Now consider software design in that context. What is the tone of a push notification? Does it come across as helpful and supportive? Does it offer options? Or does it nag the user?
Even just the tone of the copy in your app can massively impact whether a user makes a healthy decision or not.
If you can create a tone that respects user autonomy and leaves the choice to them, you’ll increase the odds that their ensuing behaviors are desirable.
It’s Psychology, Not Technology
The NCBI reports that 50% of patients do not take their medications as prescribed. From chronic disease management to simply filling prescriptions, the scope and scale of medical non-adherence is baffling.
Somewhere between when a doctor makes a recommendation and when the patient goes home, something changes.
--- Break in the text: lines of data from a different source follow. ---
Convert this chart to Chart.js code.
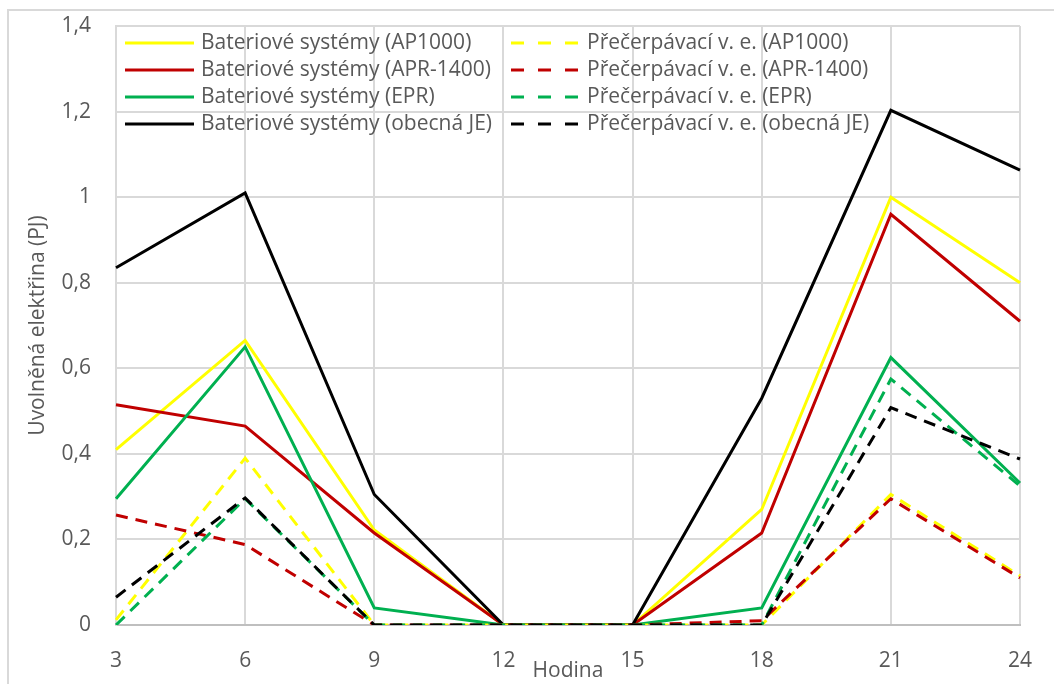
<!DOCTYPE html>
<html lang="cs">
<head>
  <meta charset="UTF-8">
  <title>Uvolněná elektřina</title>
  <script src="https://cdn.jsdelivr.net/npm/chart.js"></script>
  <style>
    html, body { margin: 0; padding: 0; background: #fff; overflow: hidden; }
    #ramec {
      position: absolute; left: 7px; top: 9px; width: 1200px; height: 900px;
      border-left: 2px solid #d9d9d9; border-top: 2px solid #d9d9d9;
    }
    #graf { position: absolute; left: 0; top: 0; width: 1054px; height: 684px; }
  </style>
</head>
<body>
  <div id="ramec"></div>
  <div id="graf"><canvas id="elektrinaChart"></canvas></div>
  <script>
    // Hodiny dne
    const hodiny = ['3', '6', '9', '12', '15', '18', '21', '24'];

    // Bateriové systémy (PJ)
    const batAP1000 = [0.41, 0.665, 0.222, 0, 0, 0.27, 1.0, 0.8];
    const batAPR1400 = [0.515, 0.465, 0.215, 0, 0, 0.215, 0.96, 0.71];
    const batEPR = [0.295, 0.65, 0.04, 0, 0, 0.04, 0.625, 0.332];
    const batObecna = [0.835, 1.01, 0.305, 0, 0, 0.53, 1.203, 1.063];

    // Přečerpávací vodní elektrárny (PJ)
    const precAP1000 = [0.012, 0.39, 0, 0, 0, 0, 0.305, 0.115];
    const precAPR1400 = [0.257, 0.188, 0, 0, 0, 0.01, 0.295, 0.11];
    const precEPR = [0, 0.295, 0, 0, 0, 0, 0.575, 0.325];
    const precObecna = [0.065, 0.297, 0, 0, 0, 0, 0.508, 0.388];

    const ZLUTA = '#ffff00', CERVENA = '#c00000', ZELENA = '#00b050', CERNA = '#000000';
    const SEDA_TEXT = '#595959';
    const PISMO = 'Open Sans';

    function rada(label, data, barva, carkovana, i) {
      return {
        label: label,
        data: data,
        borderColor: barva,
        backgroundColor: barva,
        borderWidth: 3,
        borderDash: carkovana ? [12, 8] : [],
        pointRadius: 0,
        tension: 0,
        fill: false,
        order: -i   // pozdější řady se kreslí navrch
      };
    }

    // legenda ve dvou sloupcích uvnitř grafu
    const legendaVGrafu = {
      id: 'legendaVGrafu',
      afterDraw(chart) {
        const ctx = chart.ctx;
        const { left, top } = chart.chartArea;
        ctx.save();
        ctx.font = '21px "' + PISMO + '"';
        ctx.textBaseline = 'middle';
        chart.data.datasets.forEach((ds, i) => {
          const x = left + 9 + Math.floor(i / 4) * 386;
          const y = top + 17 + (i % 4) * 27;
          ctx.strokeStyle = ds.borderColor;
          ctx.lineWidth = 3;
          ctx.setLineDash(ds.borderDash.length ? [13, 14] : []);
          ctx.beginPath();
          ctx.moveTo(x, y);
          ctx.lineTo(x + 69, y);
          ctx.stroke();
          ctx.setLineDash([]);
          ctx.fillStyle = SEDA_TEXT;
          ctx.fillText(ds.label, x + 76, y);
        });
        ctx.restore();
      }
    };

    const ctx = document.getElementById('elektrinaChart').getContext('2d');
    new Chart(ctx, {
      type: 'line',
      data: {
        labels: hodiny,
        datasets: [
          rada('Bateriové systémy (AP1000)', batAP1000, ZLUTA, false, 0),
          rada('Bateriové systémy (APR-1400)', batAPR1400, CERVENA, false, 1),
          rada('Bateriové systémy (EPR)', batEPR, ZELENA, false, 2),
          rada('Bateriové systémy (obecná JE)', batObecna, CERNA, false, 3),
          rada('Přečerpávací v. e. (AP1000)', precAP1000, ZLUTA, true, 4),
          rada('Přečerpávací v. e. (APR-1400)', precAPR1400, CERVENA, true, 5),
          rada('Přečerpávací v. e. (EPR)', precEPR, ZELENA, true, 6),
          rada('Přečerpávací v. e. (obecná JE)', precObecna, CERNA, true, 7)
        ]
      },
      options: {
        responsive: true,
        maintainAspectRatio: false,
        animation: false,
        layout: { padding: { left: 0, top: 26, right: 34, bottom: 0 } },
        plugins: {
          legend: { display: false },
          tooltip: { enabled: false }
        },
        scales: {
          x: {
            offset: false,
            // neviditelné značky slouží jen jako odsazení popisků
            grid: { color: '#d9d9d9', lineWidth: 2, drawTicks: true, tickLength: 23, tickColor: 'rgba(0,0,0,0)' },
            border: { color: '#bfbfbf', width: 2 },
            ticks: { color: SEDA_TEXT, font: { family: PISMO, size: 21 }, padding: 0, maxRotation: 0 },
            title: {
              display: true, text: 'Hodina', color: SEDA_TEXT,
              font: { family: PISMO, size: 21 }, padding: { top: 0, bottom: 0 }
            },
            afterFit(s) { s.height = 59; }
          },
          y: {
            min: 0,
            max: 1.4,
            grid: { color: '#d9d9d9', lineWidth: 2, drawTicks: true, tickLength: 25, tickColor: 'rgba(0,0,0,0)' },
            border: { color: '#d9d9d9', width: 2 },
            ticks: {
              stepSize: 0.2,
              color: SEDA_TEXT,
              font: { family: PISMO, size: 21 },
              padding: 0,
              callback: v => String(Math.round(v * 10) / 10).replace('.', ',')
            },
            title: {
              display: true, text: 'Uvolněná elektřina (PJ)', color: SEDA_TEXT,
              font: { family: PISMO, size: 21 }, padding: { top: 25, bottom: 0 }
            },
            afterFit(s) { s.width = 116; }
          }
        }
      },
      plugins: [legendaVGrafu]
    });
  </script>
</body>
</html>
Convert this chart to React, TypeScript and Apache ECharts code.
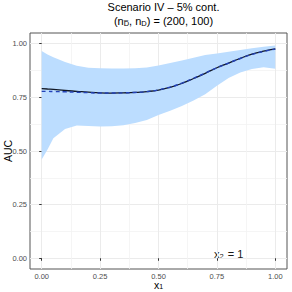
import React, { useEffect, useRef } from "react";
import * as echarts from "echarts";

const xs = [0, 0.025, 0.05, 0.1, 0.15, 0.2, 0.25, 0.3, 0.35, 0.4, 0.45, 0.5, 0.55, 0.6, 0.65, 0.7, 0.75, 0.8, 0.85, 0.9, 0.95, 1.0];
const upper = [0.966, 0.95, 0.937, 0.915, 0.897, 0.888, 0.886, 0.885, 0.885, 0.886, 0.889, 0.898, 0.91, 0.922, 0.935, 0.947, 0.955, 0.963, 0.971, 0.979, 0.986, 0.992];
const lower = [0.46, 0.507, 0.56, 0.603, 0.619, 0.617, 0.614, 0.615, 0.62, 0.63, 0.645, 0.668, 0.688, 0.71, 0.735, 0.765, 0.804, 0.84, 0.866, 0.882, 0.89, 0.883];
const estimate = [0.791, 0.789, 0.787, 0.782, 0.778, 0.774, 0.771, 0.77, 0.771, 0.773, 0.777, 0.784, 0.797, 0.815, 0.838, 0.862, 0.888, 0.91, 0.932, 0.951, 0.965, 0.976];
const truth = [0.778, 0.778, 0.777, 0.776, 0.774, 0.772, 0.77, 0.77, 0.771, 0.773, 0.777, 0.785, 0.798, 0.816, 0.839, 0.863, 0.888, 0.91, 0.931, 0.95, 0.964, 0.975];
const majorTicks = [0, 0.25, 0.5, 0.75, 1];
const minorTicks = [0.125, 0.375, 0.625, 0.875];

const FONT = "Liberation Sans";

export default function App() {
  const ref = useRef<HTMLDivElement>(null);
  useEffect(() => {
    const chart = echarts.init(ref.current!, null, { renderer: "svg" });
    const majorAxis = (name: string, nameGap: number, isY: boolean) => ({
      type: "value",
      min: -0.05,
      max: 1.05,
      name,
      nameLocation: "middle",
      nameGap,
      nameMoveOverlap: false,
      nameRotate: isY ? 90 : 0,
      nameTextStyle: {
        fontFamily: FONT, fontSize: 10.5, color: "#000", lineHeight: 11,
        rich: {
          n: { fontFamily: FONT, fontSize: 10.5, color: "#000", lineHeight: 10 },
          sub: { fontFamily: FONT, fontSize: 7, color: "#000", padding: [3, 0, 0, 0], lineHeight: 7 },
        },
      },
      axisLine: { show: false },
      axisTick: { show: true, customValues: majorTicks, length: 2.5, lineStyle: { color: "#333", width: 1 } },
      axisLabel: {
        show: true,
        customValues: majorTicks,
        formatter: (v: number) => v.toFixed(2),
        fontFamily: FONT,
        fontSize: 7.5,
        lineHeight: 8,
        color: "#4d4d4d",
        margin: 3,
      },
      splitLine: { show: true, lineStyle: { color: "#EBEBEB", width: 1 } },
    });
    const minorAxis = () => ({
      type: "value",
      min: -0.05,
      max: 1.05,
      axisLine: { show: false },
      axisTick: { show: false, customValues: minorTicks },
      axisLabel: { show: false, customValues: minorTicks },
      splitLine: { show: true, lineStyle: { color: "#F2F2F2", width: 0.8 } },
    });
    const pairs = (ys: number[]) => xs.map((x, i) => [x, ys[i]]);
    chart.setOption({
      animation: false,
      grid: {
        left: 30, right: 5, top: 33, bottom: 23, show: true, borderColor: "#555", borderWidth: 1,
        backgroundColor: "transparent", containLabel: false, outerBoundsMode: "none",
      },
      xAxis: [majorAxis("{n|x}{sub|1}", 11, false), minorAxis()],
      yAxis: [majorAxis("AUC", 17, true), minorAxis()],
      title: {
        text: "Scenario IV \u2013 5% cont.\n{n|(n}{sub|D\u0305}{n|, n}{sub|D}{n|) = (200, 100)}",
        left: 158.5,
        textAlign: "center",
        top: -5,
        textStyle: {
          fontFamily: FONT,
          fontSize: 11,
          fontWeight: "normal",
          color: "#000",
          lineHeight: 14,
          rich: {
            n: { fontFamily: FONT, fontSize: 11, color: "#000", lineHeight: 14 },
            sub: { fontFamily: FONT, fontSize: 7.5, color: "#000", padding: [5, 0, 0, 0], lineHeight: 9 },
          },
        },
      },
      graphic: [
        {
          type: "text",
          left: 214,
          top: 248,
          style: {
            text: "{n|x}{sub|2}{n| = 1}",
            rich: {
              n: { fontFamily: FONT, fontSize: 11, fill: "#1a1a1a", lineHeight: 13 },
              sub: { fontFamily: FONT, fontSize: 7.5, fill: "#1a1a1a", padding: [4, 1, 0, 0], lineHeight: 9 },
            },
          },
        },
      ],
      series: [
        {
          type: "custom",
          data: xs.map((x, i) => [x, lower[i], upper[i]]),
          silent: true,
          z: 1,
          renderItem: (params: any, api: any) => {
            if (params.dataIndex !== 0) return null;
            const top = xs.map((x, i) => api.coord([x, upper[i]]));
            const bot = xs.map((x, i) => api.coord([x, lower[i]])).reverse();
            return {
              type: "polygon",
              shape: { points: top.concat(bot) },
              style: { fill: "#BCDDFF" },
            };
          },
          encode: { x: 0, y: [1, 2] },
        },
        {
          type: "line",
          data: pairs(estimate),
          symbol: "none",
          smooth: true,
          z: 3,
          lineStyle: { color: "#111827", width: 1.3 },
        },
        {
          type: "line",
          data: pairs(truth),
          symbol: "none",
          smooth: true,
          z: 4,
          lineStyle: { color: "#2342B8", width: 1.4, type: [4, 3] },
        },
      ],
    });
    return () => chart.dispose();
  }, []);
  return <div ref={ref} style={{ width: 292, height: 292, position: "absolute", left: 0, top: 0 }} />;
}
The moment the doctor is out of the picture, a new mental process begins. That’s why patient engagement can’t be solved by simply throwing a technology at the problem. It requires technology that is infused with psychological techniques from top to bottom.
Our health system, whether we like it or not, has not been designed to account for patient psychology. The patient isn’t non-compliant just because the doctor is out of the picture. The patient is non-compliant because the doctor, the pharmacist and the insurance company didn’t do anything to prevent against a predictable psychological response.
At a time when technology is bringing tremendous change and innovation to healthcare, let’s not make the same mistake. If you’re in the business of health technology, leverage psychology to build truly persuasive solutions.